Domain spoofing uses fake or lookalike web addresses to trick people into thinking they are on a trusted site. Attackers register typosquatted names, swap characters with similar ones, use deceptive subdomains, or chain redirects to hide the real destination. They craft deceptive URLs that look right at a glance, present fake single sign-on windows, inject pop-ups requesting login details, and hide malicious behavior under legitimate domains or in content like images and QR codes.
Why do traditional security measures like email filters and firewalls fail to prevent domain spoofing attacks?
Traditional security layers miss a growing portion of attacks because most malicious links now ride encrypted channels, hiding threats from perimeter controls without inspection at scale. URL reputation fails when attackers host phishing sites on known domains or use zero-hour lookalikes. Image-based lures and QR codes bypass link checks entirely. Additionally, unmanaged and bring-your-own devices reduce visibility since endpoint agents cannot run on every personal phone or contractor laptop.
What are the potential consequences of a successful domain spoofing attack?
A successful spoofing attack can have severe consequences including stolen credentials that let attackers access cloud apps and sensitive data, session token theft enabling silent takeovers that bypass passwords and MFA, and the ability to move laterally, escalate privileges, extract data, or execute business email compromise and financial fraud. A single successful session compromise can ripple across an entire organization, leading to incident response costs, legal exposure, regulatory fines, and lost trust.
How do enterprise browsers help defend against domain spoofing attacks?

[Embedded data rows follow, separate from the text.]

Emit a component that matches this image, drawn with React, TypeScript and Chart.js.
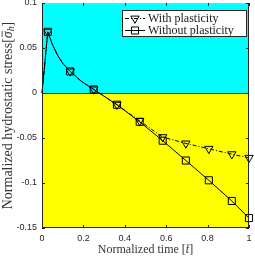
import React, { useEffect, useRef } from 'react';
import { Chart, registerables } from 'chart.js';

Chart.register(...registerables);

const timeValues = [0, 0.028, 0.05, 0.075, 0.1, 0.136, 0.19, 0.25, 0.362, 0.472, 0.583, 0.695, 0.806, 0.917, 1.0];
const withPlasticity = [0, 0.068, 0.054, 0.042, 0.033, 0.024, 0.013, 0.004, -0.013, -0.031, -0.049, -0.056, -0.062, -0.068, -0.072];
const withoutPlasticity = [0, 0.068, 0.054, 0.042, 0.033, 0.024, 0.013, 0.004, -0.013, -0.032, -0.053, -0.075, -0.097, -0.12, -0.139];
const markerIndices = [1, 5, 7, 8, 9, 10, 11, 12, 13, 14];
const seriesLabels = ['With plasticity', 'Without plasticity'];
const xTickValues = [0, 0.2, 0.4, 0.6, 0.8, 1];
const xTickLabels = ['0', '0.2', '0.4', '0.6', '0.8', '1'];
const yTickValues = [-0.15, -0.1, -0.05, 0, 0.05, 0.1];
const yTickLabels = ['-0.15', '-0.1', '-0.05', '0', '0.05', '0.1'];

const SERIF = '"Liberation Serif", serif';
const SANS = '"Liberation Sans", Arial, sans-serif';

type Piece = { text: string; italic?: boolean; bar?: boolean; sub?: boolean };

function drawPieces(ctx: CanvasRenderingContext2D, pieces: Piece[], size: number, cx: number, cy: number) {
  const fontFor = (p: Piece) => `${p.italic ? 'italic ' : ''}${p.sub ? size * 0.7 : size}px ${SERIF}`;
  let total = 0;
  const widths = pieces.map((p) => {
    ctx.font = fontFor(p);
    const w = ctx.measureText(p.text).width;
    total += w;
    return w;
  });
  let x = cx - total / 2;
  ctx.textBaseline = 'middle';
  ctx.textAlign = 'left';
  pieces.forEach((p, i) => {
    ctx.font = fontFor(p);
    const y = cy + (p.sub ? size * 0.25 : 0);
    ctx.fillText(p.text, x, y);
    if (p.bar) {
      ctx.save();
      ctx.lineWidth = 0.8;
      ctx.beginPath();
      ctx.moveTo(x + 1, cy - size * 0.42);
      ctx.lineTo(x + widths[i] + 0.5, cy - size * 0.42);
      ctx.stroke();
      ctx.restore();
    }
    x += widths[i];
  });
}

function drawMarker(ctx: CanvasRenderingContext2D, style: string, r: number, x: number, y: number) {
  ctx.beginPath();
  if (style === 'triangle') {
    const h = r;
    const w = r * Math.sqrt(3) / 2;
    ctx.moveTo(x - w, y - h / 2);
    ctx.lineTo(x + w, y - h / 2);
    ctx.lineTo(x, y + h);
    ctx.closePath();
  } else {
    const s = r * Math.SQRT1_2;
    ctx.rect(x - s, y - s, 2 * s, 2 * s);
  }
  ctx.stroke();
}

const backgroundPlugin = {
  id: 'bgRegions',
  beforeDatasetsDraw(chart: any) {
    const { ctx, chartArea, scales } = chart;
    const y0 = scales.y.getPixelForValue(0);
    ctx.save();
    ctx.fillStyle = '#00ffff';
    ctx.fillRect(chartArea.left, chartArea.top, chartArea.right - chartArea.left, y0 - chartArea.top);
    ctx.fillStyle = '#ffff00';
    ctx.fillRect(chartArea.left, y0, chartArea.right - chartArea.left, chartArea.bottom - y0);
    ctx.strokeStyle = '#3a3a3a';
    ctx.lineWidth = 1;
    ctx.beginPath();
    ctx.moveTo(chartArea.left, Math.round(y0) + 0.5);
    ctx.lineTo(chartArea.right, Math.round(y0) + 0.5);
    ctx.stroke();
    ctx.restore();
  },
};

const framePlugin = {
  id: 'frame',
  afterDatasetsDraw(chart: any) {
    const { ctx, chartArea, scales } = chart;
    const { left, right, top, bottom } = chartArea;
    ctx.save();
    ctx.strokeStyle = '#262626';
    ctx.lineWidth = 1;
    ctx.beginPath();
    ctx.moveTo(left + 0.5, top);
    ctx.lineTo(left + 0.5, bottom);
    ctx.moveTo(right - 0.5, top);
    ctx.lineTo(right - 0.5, bottom);
    ctx.moveTo(left, bottom - 0.5);
    ctx.lineTo(right, bottom - 0.5);
    ctx.stroke();
    ctx.strokeStyle = '#bdbdbd';
    ctx.beginPath();
    ctx.moveTo(left, top + 0.5);
    ctx.lineTo(right, top + 0.5);
    ctx.stroke();
    ctx.strokeStyle = '#262626';
    ctx.beginPath();
    xTickValues.forEach((v) => {
      const x = Math.round(scales.x.getPixelForValue(v)) + 0.5;
      ctx.moveTo(x, bottom);
      ctx.lineTo(x, bottom - 3);
      ctx.moveTo(x, top);
      ctx.lineTo(x, top + 3);
    });
    yTickValues.forEach((v) => {
      const y = Math.round(scales.y.getPixelForValue(v)) + 0.5;
      ctx.moveTo(left, y);
      ctx.lineTo(left + 3, y);
      ctx.moveTo(right, y);
      ctx.lineTo(right - 3, y);
    });
    ctx.stroke();
    ctx.restore();
  },
};

const annotationPlugin = {
  id: 'annotations',
  afterDraw(chart: any) {
    const { ctx, chartArea } = chart;
    ctx.save();
    ctx.fillStyle = '#333333';
    ctx.strokeStyle = '#333333';
    drawPieces(
      ctx,
      [{ text: 'Normalized time [' }, { text: 't', italic: true, bar: true }, { text: ']' }],
      12,
      (chartArea.left + chartArea.right) / 2,
      250
    );
    ctx.save();
    ctx.translate(8, (chartArea.top + chartArea.bottom) / 2);
    ctx.rotate(-Math.PI / 2);
    drawPieces(
      ctx,
      [
        { text: 'Normalized hydrostatic stress[' },
        { text: 'σ', italic: true, bar: true },
        { text: 'h', italic: true, sub: true },
        { text: ']' },
      ],
      14,
      0,
      0
    );
    ctx.restore();

    const bx = 122, by = 10, bw = 125, bh = 27;
    ctx.fillStyle = '#ffffff';
    ctx.fillRect(bx, by, bw, bh);
    ctx.strokeStyle = '#262626';
    ctx.lineWidth = 1;
    ctx.strokeRect(bx + 0.5, by + 0.5, bw - 1, bh - 1);
    const rows = [by + 8, by + 19.5];
    chart.data.datasets.forEach((ds: any, i: number) => {
      const ry = Math.round(rows[i]) + 0.5;
      ctx.save();
      ctx.strokeStyle = '#000';
      ctx.lineWidth = 1;
      ctx.setLineDash(ds.borderDash || []);
      ctx.beginPath();
      ctx.moveTo(bx + 3, ry);
      ctx.lineTo(bx + 23, ry);
      ctx.stroke();
      ctx.setLineDash([]);
      drawMarker(ctx, ds.pointStyle, ds.legendRadius, bx + 13, ry);
      ctx.restore();
      ctx.fillStyle = '#1a1a1a';
      ctx.font = `12px ${SERIF}`;
      ctx.textAlign = 'left';
      ctx.textBaseline = 'middle';
      ctx.fillText(seriesLabels[i], bx + 26, ry);
    });
    ctx.restore();
  },
};

export default function App() {
  const ref = useRef<HTMLCanvasElement>(null);
  useEffect(() => {
    document.body.style.margin = '0';
    const canvas = ref.current;
    if (!canvas) return;
    const markerRadius = (r: number) => (c: any) => (markerIndices.includes(c.dataIndex) ? r : 0);
    const chart = new Chart(canvas, {
      type: 'line',
      data: {
        datasets: [
          {
            label: seriesLabels[0],
            data: timeValues.map((t, i) => ({ x: t, y: withPlasticity[i] })),
            borderColor: '#000000',
            borderWidth: 1,
            borderDash: [4, 2, 1, 2],
            pointStyle: 'triangle',
            pointRotation: 180,
            pointRadius: markerRadius(4.8),
            pointBorderColor: '#000000',
            pointBackgroundColor: 'rgba(0,0,0,0)',
            pointBorderWidth: 1,
            tension: 0,
            clip: false,
            legendRadius: 4.8,
          } as any,
          {
            label: seriesLabels[1],
            data: timeValues.map((t, i) => ({ x: t, y: withoutPlasticity[i] })),
            borderColor: '#000000',
            borderWidth: 1,
            pointStyle: 'rect',
            pointRadius: markerRadius(5),
            pointBorderColor: '#000000',
            pointBackgroundColor: 'rgba(0,0,0,0)',
            pointBorderWidth: 1,
            tension: 0,
            clip: false,
            legendRadius: 5,
          } as any,
        ],
      },
      options: {
        responsive: false,
        devicePixelRatio: 1,
        animation: false,
        events: [],
        layout: { autoPadding: false, padding: { left: 0, right: 6, top: 3, bottom: 0 } },
        plugins: { legend: { display: false }, tooltip: { enabled: false } },
        scales: {
          x: {
            type: 'linear',
            min: 0,
            max: 1,
            afterBuildTicks: (s: any) => {
              s.ticks = xTickValues.map((v) => ({ value: v }));
            },
            afterFit: (s: any) => {
              s.height = 30;
              s.paddingLeft = 0;
              s.paddingRight = 0;
            },
            ticks: {
              callback: (_v: any, i: number) => xTickLabels[i],
              font: { family: SANS, size: 9 },
              color: '#262626',
              padding: 5,
              maxRotation: 0,
              autoSkip: false,
            },
            grid: { display: false, drawTicks: false },
            border: { display: false },
          },
          y: {
            type: 'linear',
            min: -0.15,
            max: 0.1,
            afterBuildTicks: (s: any) => {
              s.ticks = yTickValues.map((v) => ({ value: v }));
            },
            afterFit: (s: any) => {
              s.width = 42;
              s.paddingTop = 0;
              s.paddingBottom = 0;
            },
            ticks: {
              callback: (_v: any, i: number) => yTickLabels[i],
              font: { family: SANS, size: 9, lineHeight: 0.5 },
              color: '#262626',
              padding: 5,
              autoSkip: false,
            },
            grid: { display: false, drawTicks: false },
            border: { display: false },
          },
        },
      },
      plugins: [backgroundPlugin, framePlugin, annotationPlugin],
    });
    return () => chart.destroy();
  }, []);
  return (
    <div style={{ position: 'fixed', left: 0, top: 0, width: 255, height: 258, background: '#ffffff' }}>
      <canvas ref={ref} width={255} height={258} style={{ display: 'block', width: 255, height: 258 }} />
    </div>
  );
}
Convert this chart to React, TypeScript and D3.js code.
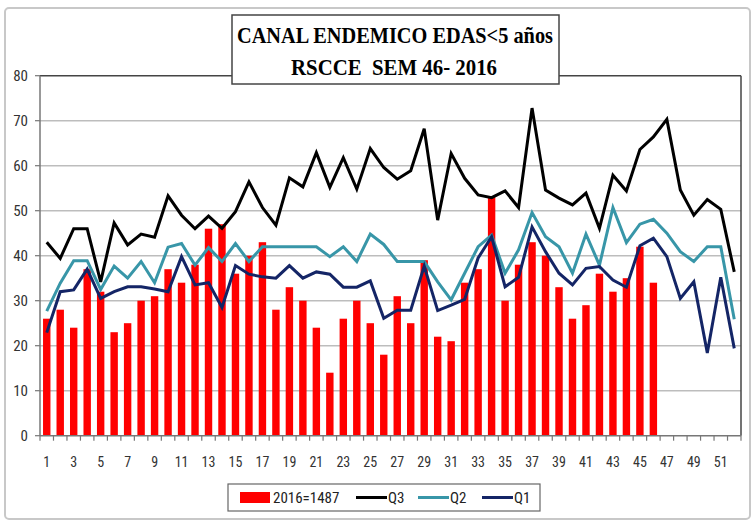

Enterprise browsers bring security into the session where users interact with risk by enforcing policies before requests are encrypted, rendering untrusted content in sandboxes, and allowing administrators to allowlist trusted destinations and block lookalike domains. They provide controlled authentication flows, session-level visibility with detailed logging, managed extension controls, and fine-grained restrictions around downloads, copy and paste, screenshotting, and printing to prevent data leakage.
What makes an enterprise browser different from traditional browser security approaches?
An enterprise browser becomes an active control point that can display warning banners for unverified sites, automatically block or sandbox risky content, prevent credentials from being pasted into unknown forms, and redirect downloads through secure storage. It provides session recording for investigations, inline prompts to prevent users from entering corporate passwords on external pages, and integrates with identity systems to adjust session privileges based on risk signals, putting protection directly where users actually act.